M専用の新しい3.0L直6ツインターボを搭載

世界中に広まるSUVブームに乗って、昨今ではアウディがSQシリーズ、メルセデスがAMGバージョンでパワーSUVを送り出してその市場を席巻している。だが、残るプレミアム御三家のBMW M社はV8を搭載した「X5 M」と「X6 M」こそラインアップしているが、ミドルクラスの「X3」と「X4」にはワンランク下のMパフォーマンスモデルしか設定がなかった。

しかし、昨年秋にニュルブルクリンクで開催されたDTM最終戦で、ようやくX3とX4のMバージョンのプロトタイプが公開され、期待は一気に高まったのである。さらに今年に入って市販バージョンが完成。私はM社の特別な計らいで、スタティック・スニーク・プレビュー(静止状態での内覧会)に参加するチャンスを得た。

厳重に警備されたミュンヘン郊外のスタジオではBMW M社の開発担当副社長であるディルク・ヘッカーが私を迎えてくれた。氏は早速「ずいぶんとお待たせしたのは理由がありました。それはMバージョンに相応しいパワープラントがなかったからです。そしてようやく、全く新しい直列6気筒のM専用エンジンが完成し、SAVとSAVクーペに本格的なMバージョンを揃えることができたのです」と始めた。

開発コード「S58」と呼ばれる直列6気筒3.0Lツインターボエンジンは91mmというシリンダーピッチから推測すれば明らかに「B58」エンジンをベースにしているが、ヘッカー氏によればシリンダーピッチ以外は、ヘッド、ブロック、レースにも対応できるオイルパンまで、ビス一本から全く新しく設計されているという。その結果、スタンダードで最高出力480ps/最大トルク600Nm、コンペティションバージョンはなんと1.0Lあたり170psの510psを発生する。
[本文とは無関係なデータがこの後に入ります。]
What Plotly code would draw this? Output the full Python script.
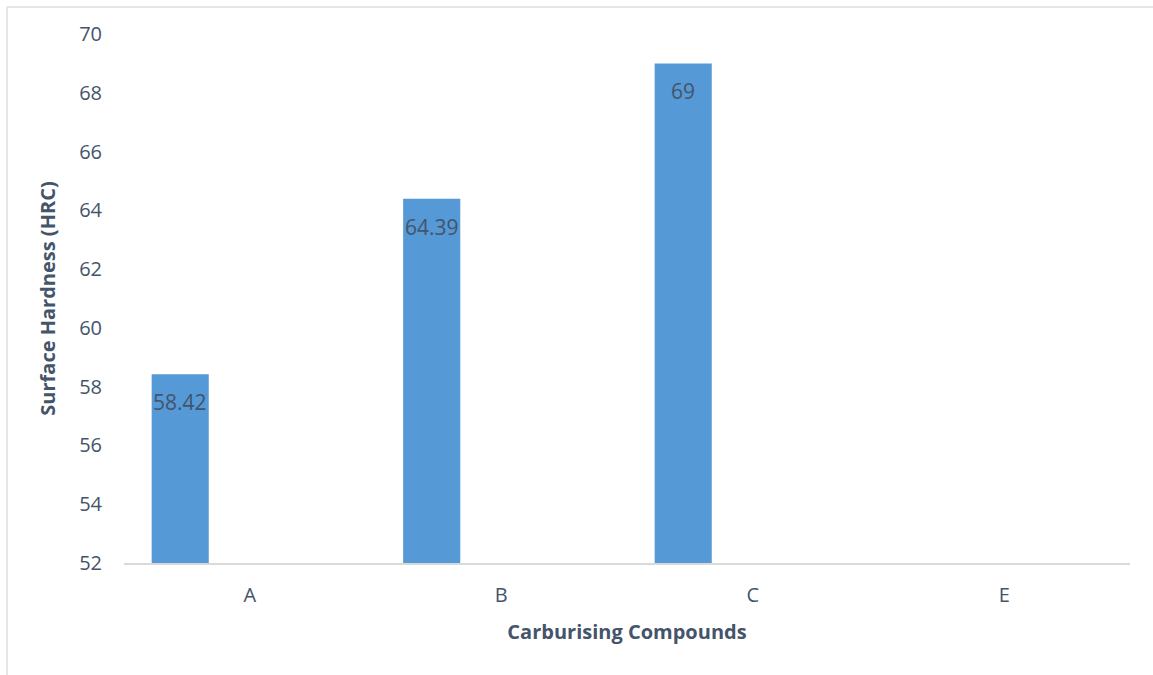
import plotly.graph_objects as go

# Surface hardness by carburising compound
compounds = ["A", "B", "C", "E"]
hardness = [58.42, 64.39, 69, None]
y_ticks = [52, 54, 56, 58, 60, 62, 64, 66, 68, 70]

text_color = "#44546A"
font_family = "Open Sans, Noto Sans, DejaVu Sans, sans-serif"

bar_offset = -0.39
bar_width = 0.227

fig = go.Figure()
fig.add_trace(go.Bar(
    x=compounds,
    y=hardness,
    offset=bar_offset,
    width=bar_width,
    marker=dict(color="#5599D6", line=dict(width=0)),
    hoverinfo="x+y",
))

# value labels just inside the top of each bar
for c, v in zip(compounds, hardness):
    if v is None:
        continue
    fig.add_annotation(
        x=c, y=v, xref="x", yref="y",
        text=f"{v:g}", showarrow=False,
        xanchor="center", yanchor="top",
        xshift=(bar_offset + bar_width / 2) * 251.5, yshift=-12,
        font=dict(family=font_family, size=21, color=text_color),
    )

# chart area border (top and left edges)
fig.add_shape(type="line", xref="paper", yref="paper",
              x0=-0.1163, x1=1.1, y0=1.051, y1=1.051,
              line=dict(color="#D9DEE5", width=1.5))
fig.add_shape(type="line", xref="paper", yref="paper",
              x0=-0.1163, x1=-0.1163, y0=1.051, y1=-0.3,
              line=dict(color="#D9DEE5", width=1.5))

fig.update_layout(
    width=1153, height=675,
    margin=dict(l=124, r=23, t=34, b=112),
    paper_bgcolor="white", plot_bgcolor="white",
    showlegend=False,
    font=dict(family=font_family, color=text_color, size=21),
    xaxis=dict(
        type="category",
        categoryorder="array", categoryarray=compounds,
        showgrid=False, zeroline=False,
        showline=True, linecolor="#D9D9D9", linewidth=1.5,
        ticks="", ticklabelstandoff=13,
        tickfont=dict(size=20, color=text_color),
        title=dict(text="<b>Carburising Compounds</b>", standoff=18,
                   font=dict(size=20, color=text_color)),
    ),
    yaxis=dict(
        range=[52, 70], tickvals=y_ticks,
        showgrid=False, zeroline=False, showline=False,
        ticks="", ticklabelstandoff=21,
        tickfont=dict(size=20, color=text_color),
        title=dict(text="<b>Surface Hardness (HRC)</b>", standoff=18,
                   font=dict(size=20, color=text_color)),
    ),
)

fig.write_html("out.html")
組み合わされるトランスミッションはZFの8速スポーツAT(M8HP76)。4輪駆動システムはM5から移植した後輪駆動キャラクター(テールハッピー)で、オプションで前輪をフリー、すなわち後輪のみを駆動するというSUVにはあるまじき離れ業もできる。

注目のパフォーマンスは0-100km/hが4.2秒 (コンペティションは4.1秒)、最高速度は両モデル共に250Km/hでリミッターが作動するが、オプションでM仕様が280km/h、コンペティションではさらに285km/hまで引き上げることが可能だ。